Distinguishing the Topological Zero Mode and Tamm Mode in a Microwave Waveguide Array

• Published in: Annalen der Physik Vol. 531; no. 12
• Main Authors: Chen, Tao, Yu, Ye, Song, Yiwen, Yu, Dong, Ye, Hongmei, Xie, Jingya, Shen, Xiaopeng, Pan, Yiming, Cheng, Qingqing
• Format: Journal Article
• Language: English
• Published: Weinheim Wiley Subscription Services, Inc 01.12.2019
• Subjects: Arrays; Microwave photonics; Su–Schrieffer–Heeger (SSH) model; Tamm mode; Topology; waveguide array; Waveguides; zero mode
• ISSN: 0003-3804; 1521-3889
• DOI: 10.1002/andp.201900347

The Su–Schrieffer–Heeger (SSH) model has been the subject of extensive experimental research in the context of topological photonics. Ideally, the on‐site potential and hopping strength are sufficiently accurate for implementation in photonic coupled waveguide arrays. Here, two localized edge modes, the topological zero mode and trivial Tamm mode, are proposed and demonstrated in the modified SSH model using a microwave photonic waveguide array. The system used is composed of an array of evanescently coupled ultrathin corrugated metallic “H‐bar” waveguides.

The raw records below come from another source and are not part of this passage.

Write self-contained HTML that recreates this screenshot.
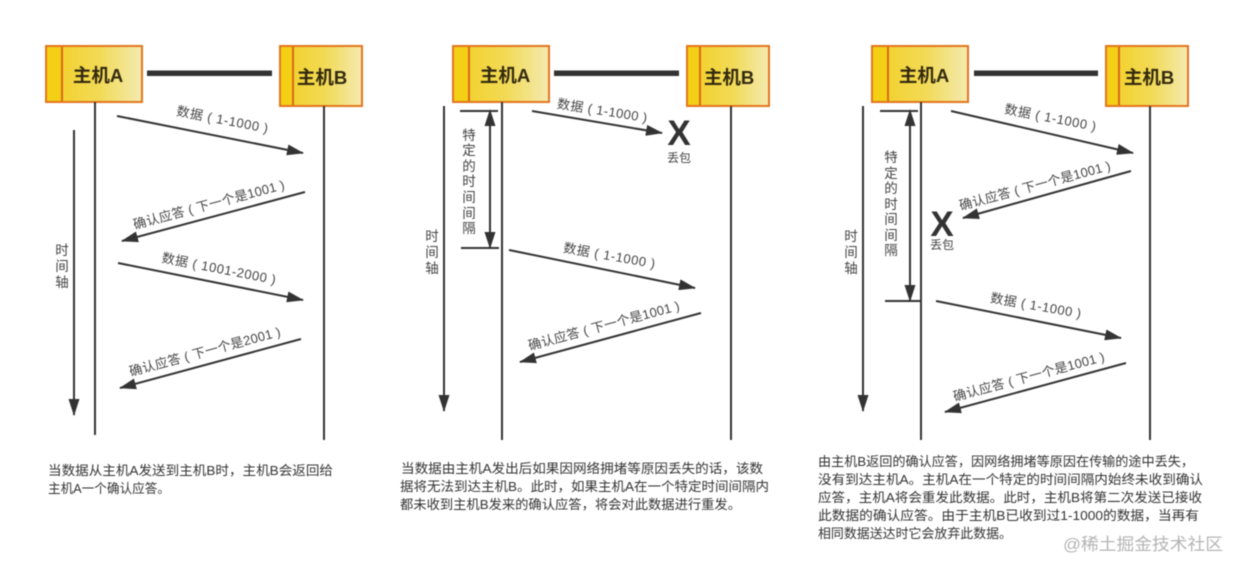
<!DOCTYPE html>
<html><head><meta charset="utf-8"><style>
html,body{margin:0;padding:0;background:#fff;width:1240px;height:572px;overflow:hidden}
svg{display:block;filter:blur(.45px)}
text{font-family:"Liberation Sans","Noto Sans CJK SC",sans-serif;fill:#3a3a3a;font-size:13px}
.t{font-size:13px;fill:#333}
.h{font-size:18.500px;font-weight:700;fill:#33290f;text-anchor:middle}
.l{fill:#444;text-anchor:middle;font-size:13px}
.v{fill:#444;text-anchor:middle;font-size:13.500px}
.x{font-size:35px;font-weight:700;fill:#333;text-anchor:middle}
.ln{stroke:#333;stroke-width:2;fill:none}
.box{stroke:#e2761f;stroke-width:2}
.dv{stroke:#d9681a;stroke-width:2}
</style></head><body>
<svg width="1240" height="572" viewBox="0 0 1240 572" xmlns="http://www.w3.org/2000/svg">
<defs>
<linearGradient id="g" x1="0" x2="1" y1="0" y2="0"><stop offset="0" stop-color="#f2cf22"/><stop offset=".55" stop-color="#f2da55"/><stop offset="1" stop-color="#f4eab0"/></linearGradient>
<marker id="m" markerUnits="userSpaceOnUse" markerWidth="18" markerHeight="12" refX="16" refY="6" orient="auto"><path d="M0 .5L17 6L0 11.500Z" fill="#333"/></marker>
<marker id="ms" markerUnits="userSpaceOnUse" markerWidth="18" markerHeight="12" refX="2" refY="6" orient="auto"><path d="M17 .5L0 6L17 11.500Z" fill="#333"/></marker>
</defs>

<!-- hosts 1 -->
<rect x="46" y="46" width="96" height="56" fill="url(#g)" class="box"/><rect x="47" y="47" width="15" height="54" fill="#f3d015"/><path d="M62 47V101" class="dv"/>
<text class="h" x="98" y="82">主机A</text>
<rect x="280" y="46" width="82" height="60" fill="url(#g)" class="box"/><rect x="281" y="47" width="13" height="58" fill="#f3d015"/><path d="M293 47V105" class="dv"/>
<text class="h" x="322" y="84">主机B</text>
<rect x="147" y="70.500" width="125" height="5.500" fill="#333"/>
<path class="ln" d="M95 102V435M324 106V440"/>
<path class="ln" d="M74 130V415" marker-end="url(#m)"/>
<path class="ln" d="M117 116L303 153" marker-end="url(#m)"/>
<path class="ln" d="M305 192L122 241" marker-end="url(#m)"/>
<path class="ln" d="M118 263L303 300" marker-end="url(#m)"/>
<path class="ln" d="M301 339L120 388" marker-end="url(#m)"/>
<text class="l" textLength="93" transform="translate(221.500 124) rotate(11)">数据 ( 1-1000 )</text>
<text class="l" textLength="156" transform="translate(210 209) rotate(-15)">确认应答 ( 下一个是1001 )</text>
<text class="l" textLength="116" transform="translate(218 273) rotate(11)">数据 ( 1001-2000 )</text>
<text class="l" textLength="156" transform="translate(206 356) rotate(-15)">确认应答 ( 下一个是2001 )</text>
<text class="v" x="62" y="255">时</text><text class="v" x="62" y="271">间</text><text class="v" x="62" y="287">轴</text>

<!-- hosts 2 -->
<rect x="453" y="46" width="96" height="56" fill="url(#g)" class="box"/><rect x="454" y="47" width="15" height="54" fill="#f3d015"/><path d="M469 47V101" class="dv"/>
<text class="h" x="505" y="82">主机A</text>
<rect x="687" y="46" width="82" height="60" fill="url(#g)" class="box"/><rect x="688" y="47" width="13" height="58" fill="#f3d015"/><path d="M700 47V105" class="dv"/>
<text class="h" x="729" y="84">主机B</text>
<rect x="554" y="70.500" width="125" height="5.500" fill="#333"/>
<path class="ln" d="M502 102V440M731 106V440"/>
<path class="ln" d="M444 106V411" marker-end="url(#m)"/>
<path class="ln" d="M460 111H498M461 248H499"/>
<path class="ln" d="M490 111V248" marker-start="url(#ms)" marker-end="url(#m)"/>
<path class="ln" d="M532 111L662 133" marker-end="url(#m)"/>
<path class="ln" d="M509 250L695 288" marker-end="url(#m)"/>
<path class="ln" d="M701 313L520 362" marker-end="url(#m)"/>
<text class="l" textLength="91" transform="translate(601.500 115) rotate(9)">数据 ( 1-1000 )</text>
<text class="x" x="679" y="145">X</text><text class="l" x="679" y="162" style="font-size:12px">丢包</text>
<text class="l" textLength="93" transform="translate(608.500 260) rotate(10)">数据 ( 1-1000 )</text>
<text class="l" textLength="156" transform="translate(605 330) rotate(-15)">确认应答 ( 下一个是1001 )</text>
<text class="v" x="469" y="140">特</text><text class="v" x="469" y="155">定</text><text class="v" x="469" y="171">的</text><text class="v" x="469" y="186">时</text><text class="v" x="469" y="202">间</text><text class="v" x="469" y="218">间</text><text class="v" x="469" y="233">隔</text>
<text class="v" x="432" y="241">时</text><text class="v" x="432" y="257">间</text><text class="v" x="432" y="273">轴</text>

<!-- hosts 3 -->
<rect x="872" y="46" width="96" height="56" fill="url(#g)" class="box"/><rect x="873" y="47" width="15" height="54" fill="#f3d015"/><path d="M888 47V101" class="dv"/>
<text class="h" x="924" y="82">主机A</text>
<rect x="1106" y="46" width="82" height="60" fill="url(#g)" class="box"/><rect x="1107" y="47" width="13" height="58" fill="#f3d015"/><path d="M1119 47V105" class="dv"/>
<text class="h" x="1149" y="84">主机B</text>
<rect x="974" y="70.500" width="124" height="5.500" fill="#333"/>
<path class="ln" d="M921 102V440M1150 106V440"/>
<path class="ln" d="M863 106V411" marker-end="url(#m)"/>
<path class="ln" d="M880 111H918M885 301H921"/>
<path class="ln" d="M910 111V301" marker-start="url(#ms)" marker-end="url(#m)"/>
<path class="ln" d="M951 111L1133 153" marker-end="url(#m)"/>
<path class="ln" d="M1131 171L963 218" marker-end="url(#m)"/>
<path class="ln" d="M936 301L1121 338" marker-end="url(#m)"/>
<path class="ln" d="M1126 363L945 412" marker-end="url(#m)"/>
<text class="l" textLength="93" transform="translate(1049.500 122) rotate(11)">数据 ( 1-1000 )</text>
<text class="l" textLength="156" transform="translate(1036 190) rotate(-15)">确认应答 ( 下一个是1001 )</text>
<text class="l" textLength="92" transform="translate(1035 310) rotate(10)">数据 ( 1-1000 )</text>
<text class="l" textLength="156" transform="translate(1030 381) rotate(-15)">确认应答 ( 下一个是1001 )</text>
<text class="x" x="942" y="236">X</text><text class="l" x="942" y="249" style="font-size:12px">丢包</text>
<text class="v" x="891" y="162">特</text><text class="v" x="891" y="178">定</text><text class="v" x="891" y="193">的</text><text class="v" x="891" y="209">时</text><text class="v" x="891" y="224">间</text><text class="v" x="891" y="240">间</text><text class="v" x="891" y="255">隔</text>
<text class="v" x="851" y="241">时</text><text class="v" x="851" y="257">间</text><text class="v" x="851" y="273">轴</text>

<!-- captions -->
<text class="t" x="48" y="475" textLength="285" lengthAdjust="spacingAndGlyphs">当数据从主机A发送到主机B时，主机B会返回给</text>
<text class="t" x="48" y="493" textLength="122" lengthAdjust="spacingAndGlyphs">主机A一个确认应答。</text>
<text class="t" x="401" y="473" textLength="362" lengthAdjust="spacingAndGlyphs">当数据由主机A发出后如果因网络拥堵等原因丢失的话，该数</text>
<text class="t" x="400" y="491" textLength="369" lengthAdjust="spacingAndGlyphs">据将无法到达主机B。此时，如果主机A在一个特定时间间隔内</text>
<text class="t" x="400" y="509" textLength="341" lengthAdjust="spacingAndGlyphs">都未收到主机B发来的确认应答，将会对此数据进行重发。</text>
<text class="t" x="818" y="466" textLength="376" lengthAdjust="spacingAndGlyphs">由主机B返回的确认应答，因网络拥堵等原因在传输的途中丢失，</text>
<text class="t" x="818" y="484" textLength="385" lengthAdjust="spacingAndGlyphs">没有到达主机A。主机A在一个特定的时间间隔内始终未收到确认</text>
<text class="t" x="818" y="502" textLength="384" lengthAdjust="spacingAndGlyphs">应答，主机A将会重发此数据。此时，主机B将第二次发送已接收</text>
<text class="t" x="818" y="520" textLength="381" lengthAdjust="spacingAndGlyphs">此数据的确认应答。由于主机B已收到过1-1000的数据，当再有</text>
<text class="t" x="818" y="538" textLength="194" lengthAdjust="spacingAndGlyphs">相同数据送达时它会放弃此数据。</text>
<text x="1063" y="550" textLength="160" lengthAdjust="spacingAndGlyphs" style="font-size:17px;fill:#b4b4b4">@稀土掘金技术社区</text>
</svg>
</body></html>
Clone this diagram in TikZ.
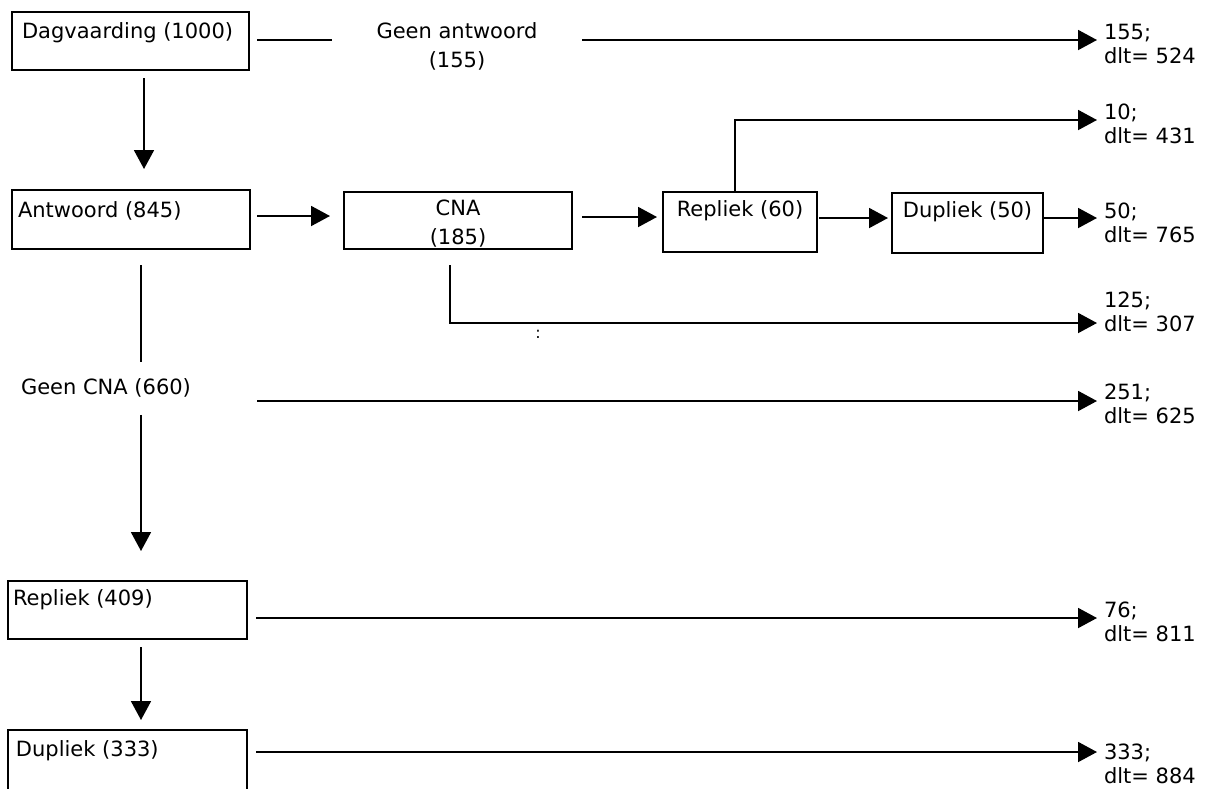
\documentclass[tikz,border=0pt]{standalone}
\usepackage{fontspec}
\setmainfont{DejaVu Sans}
\usetikzlibrary{arrows.meta,calc}
\begin{document}
\begin{tikzpicture}[x=1pt,y=-1pt,
  font=\fontsize{21}{26}\selectfont,
  box/.style={draw, line width=1.4pt, anchor=north west, inner sep=0pt, outer sep=0pt},
  intxt/.style={anchor=base west, inner sep=0pt, outer sep=0pt},
  ctxt/.style={anchor=base, inner sep=0pt, outer sep=0pt},
  conn/.style={line width=1.9pt},
  arr/.style={conn, -{Triangle[length=19pt,width=20pt]}},
  res/.style={anchor=north west, inner sep=0pt, outer sep=0pt, align=left, font=\fontsize{21}{24}\selectfont},
  mid/.style={anchor=north, inner sep=0pt, outer sep=0pt, align=center, font=\fontsize{21}{29}\selectfont}
]
\useasboundingbox (0,0) rectangle (1207,788);
\clip (0,0) rectangle (1207,788);

% boxes
\node[box, minimum width=237pt, minimum height=58pt] (dag) at (12,12) {};
\node[box, minimum width=238pt, minimum height=59pt] (ant) at (12,190) {};
\node[box, minimum width=228pt, minimum height=57pt] (cna) at (344,192) {};
\node[box, minimum width=154pt, minimum height=60pt] (rep60) at (663,192) {};
\node[box, minimum width=151pt, minimum height=60pt] (dup50) at (892,193) {};
\node[box, minimum width=239pt, minimum height=58pt] (rep409) at (8,581) {};
\node[box, minimum width=239pt, minimum height=70pt] (dup333) at (8,730) {};

% box texts
\node[intxt] (dagt) at (22,38) {Dagvaarding (1000)};
\node[intxt] (antt) at (18,217) {Antwoord (845)};
\node[mid] (cnat) at (458,200) {CNA\\(185)};
\node[ctxt] (rep60t) at (740,216) {Repliek (60)};
\node[ctxt] (dup50t) at (967.5,217) {Dupliek (50)};
\node[intxt] (rep409t) at (13,605) {Repliek (409)};
\node[intxt] (dup333t) at (16,756) {Dupliek (333)};

% free texts
\node[mid, minimum width=250pt] (ga) at (457,23) {Geen antwoord\\(155)};
\node[intxt] (gcna) at (21,394) {Geen CNA (660)};
\node[inner sep=0pt, font=\fontsize{16}{16}\selectfont] (colon) at (538,334) {:};

% result labels
\node[res] (r155) at (1104,24) {155;\\dlt= 524};
\node[res] (r10) at (1104,104.4) {10;\\dlt= 431};
\node[res] (r50) at (1104,203.4) {50;\\dlt= 765};
\node[res] (r125) at (1104,292.4) {125;\\dlt= 307};
\node[res] (r251) at (1104,384.4) {251;\\dlt= 625};
\node[res] (r76) at (1104,602.4) {76;\\dlt= 811};
\node[res] (r333) at (1104,744) {333;\\dlt= 884};

% connectors
\coordinate (a1) at ($(dag.north east)+(8,28)$);
\draw[conn] (a1) -- (ga.west |- a1);
\draw[arr] (ga.east |- a1) -- ($(r155.north west |- a1)+(-7,0)$);

\draw[arr] ($(dag.south)+(13.5,8)$) -- ($(ant.north)+(13,-21)$);
\draw[arr] ($(ant.north east)+(7,26)$) coordinate (s2) -- ($(cna.north west |- s2)+(-14,0)$);
\draw[arr] ($(cna.north east)+(10,25)$) coordinate (s3) -- ($(rep60.north west |- s3)+(-6,0)$);
\draw[arr] ($(rep60.north east)+(2,26)$) coordinate (s4) -- ($(dup50.north west |- s4)+(-4,0)$);
\draw[arr] ($(dup50.north east)+(0,25)$) coordinate (s5) -- ($(r50.north west |- s5)+(-7,0)$);
\draw[arr] ($(rep60.north)+(-5,0)$) |- ($(r10.north west)+(-7,15.6)$);
\draw[arr] ($(cna.south)+(-8,16)$) |- ($(r125.north west)+(-7,30.6)$);

\draw[conn] ($(ant.south)+(10,16)$) coordinate (v1) -- ($(gcna.north -| v1)+(0,-16)$);
\draw[arr] ($(gcna.south -| v1)+(0,18)$) -- ($(rep409.north -| v1)+(0,-30)$);
\draw[arr] ($(ant.east |- gcna.base)+(7,7)$) coordinate (s6) -- ($(r251.north west |- s6)+(-7,0)$);

\draw[arr] ($(rep409.east)+(9,8)$) coordinate (s7) -- ($(r76.north west |- s7)+(-7,0)$);
\draw[arr] ($(rep409.south)+(13.5,8)$) -- ($(dup333.north)+(13.5,-10)$);
\draw[arr] ($(dup333.north east)+(9,22)$) coordinate (s8) -- ($(r333.north west |- s8)+(-7,0)$);
\end{tikzpicture}
\end{document}
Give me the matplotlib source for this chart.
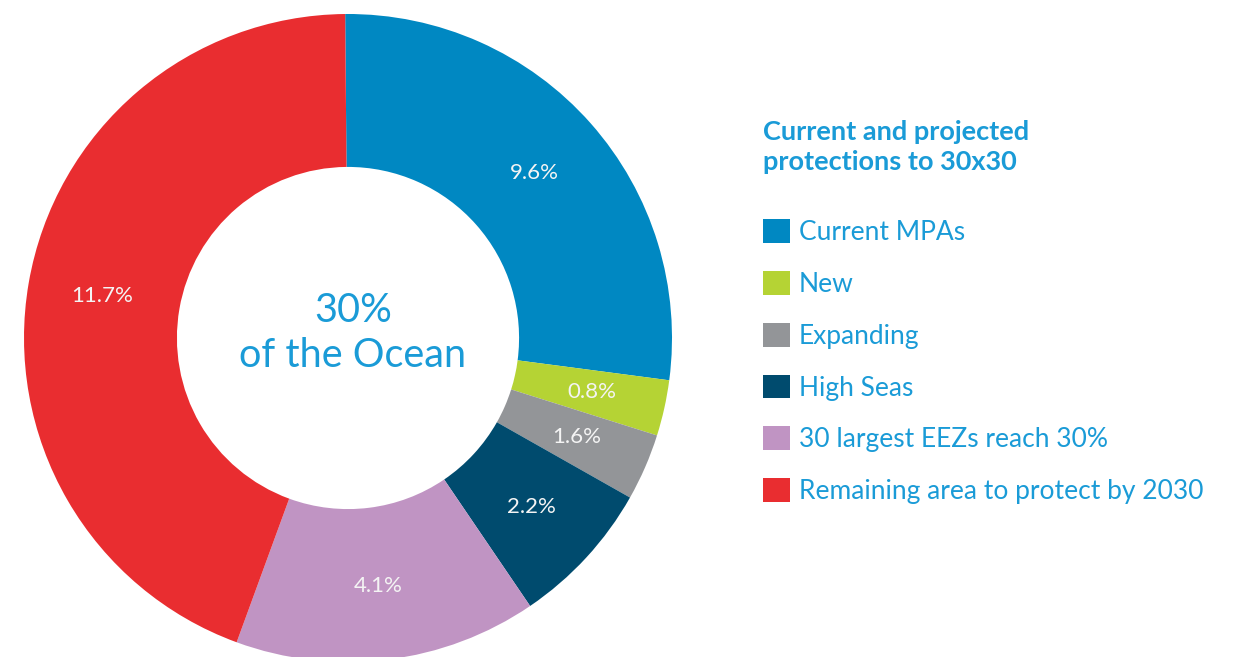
import matplotlib.pyplot as plt

# categories and values as printed on the chart
categories = ['Current MPAs', 'New', 'Expanding', 'High Seas',
              '30 largest EEZs reach 30%', 'Remaining area to protect by 2030']
pct_labels = ['9.6%', '0.8%', '1.6%', '2.2%', '4.1%', '11.7%']
# arc share of each slice as drawn in the picture (degrees)
arc_share = [98.0, 10.0, 12.0, 26.3, 54.3, 159.4]
colors = ['#0088C2', '#B5D334', '#939598', '#004B6E', '#C094C3', '#E92D30']

TEXT_BLUE = '#1A9BD7'

fig = plt.figure(figsize=(12.4, 6.57), dpi=100)
fig.patch.set_facecolor('white')

# square axes holding the donut
W, H = 1240, 657
cx, cy, R = 348, 657 - 338, 324
ax = fig.add_axes([(cx - R) / W, (cy - R) / H, 2 * R / W, 2 * R / H])

wedges, texts = ax.pie(arc_share, colors=colors, labels=pct_labels,
                       startangle=90.5, counterclock=False, radius=1.0,
                       labeldistance=0.77,
                       wedgeprops=dict(width=0.472, linewidth=0),
                       textprops=dict(color='#F4F4F4', fontsize=16,
                                      family='Lato'))
for t in texts:
    t.set_ha('center')
    t.set_va('center')
ax.set_xlim(-1, 1)
ax.set_ylim(-1, 1)
ax.set_aspect('equal')
ax.axis('off')

# centre text
ax.text(0.015, 0.085, '30%', ha='center', va='center', color=TEXT_BLUE,
        fontsize=28.5, family='Lato')
ax.text(0.015, -0.055, 'of the Ocean', ha='center', va='center',
        color=TEXT_BLUE, fontsize=28.5, family='Lato')

# legend title
fig.text(763 / W, 1 - 147 / H, 'Current and projected\nprotections to 30x30',
         ha='left', va='center', color=TEXT_BLUE, fontsize=19.5,
         family='Lato', fontweight='bold', linespacing=1.3)

leg = fig.legend(wedges, categories, loc='upper left',
                 bbox_to_anchor=(755 / W, 1 - 211 / H), frameon=False,
                 handlelength=1.02, handleheight=1.02,
                 handletextpad=0.34, labelspacing=0.98, borderaxespad=0,
                 borderpad=0.3,
                 prop=dict(family='Lato', size=19))
for txt in leg.get_texts():
    txt.set_color(TEXT_BLUE)

fig.savefig('out.png', dpi=100, facecolor='white')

Furthermore, the differences between the zero mode and Tamm mode are clearly demonstrated by microwave near‐field experiments on the coupling behavior along the propagation direction for 40 cm at the excitation frequency of 17 GHz. These findings should deepen the understanding of localized edge mode confinement mechanisms, both in coupled waveguide array systems and other topological or quantum systems. Two localized edge modes, the topological zero mode and trivial Tamm mode, are experimentally demonstrated and differentiated in the modified Su–Schrieffer–Heeger (SSH) model using a microwave waveguide array. The findings can inspire the investigation of mode isolation in photonic waveguide arrays, which may provide a new approach to eliminate the effects of disorder and perturbation in future photonic integration.